Mersenne Numbers and Primality

A Mersenne number has the form $2^p-1$. For certain prime exponents $p$, this number is itself prime, yielding the celebrated Mersenne primes. These primes grow rapidly, so testing them efficiently requires specialized algorithms. The Lucas-Lehmer test provides a remarkably simple criterion: for prime $p$ greater than two, define the sequence $s_0=4$ and $s_{\mathrm{k+1}}=s_k^2-2$ computed modulo $2^p-1$. If $s_{\mathrm{p-2}}=0$, then $2^p-1$ is prime.

Historical Perspective

Édouard Lucas developed this method in the nineteenth century, and Derrick Lehmer later refined it for computational use. The test has powered the search for record-breaking primes, notably by the distributed GIMPS project.
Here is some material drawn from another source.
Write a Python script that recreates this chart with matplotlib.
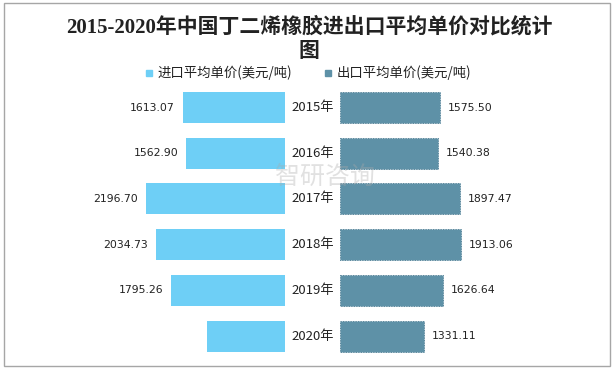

Because the sequence involves repeated squaring modulo the candidate prime, its simplicity belies the depth behind its correctness, which relies on properties of cyclic groups and quadratic recurrences.

Using the Calculator

Enter a prime exponent $p$. For practical reasons this calculator accepts moderate values of $p$; extremely large exponents may exceed the precision of JavaScript’s BigInt. The script initializes $s_0$ to $4$ and iterates $p-2$ times, squaring and subtracting two modulo $2^p-1$. If the final result is zero, the candidate is prime; otherwise it is composite. This provides a quick way to explore the rarity of Mersenne primes.

The Lucas-Lehmer test is deterministic for prime $p$ and remarkably fast compared with general-purpose primality checks. Understanding and experimenting with this algorithm highlights the interplay between number theory and computer arithmetic. It also offers a gateway into the world of distributed prime-search efforts.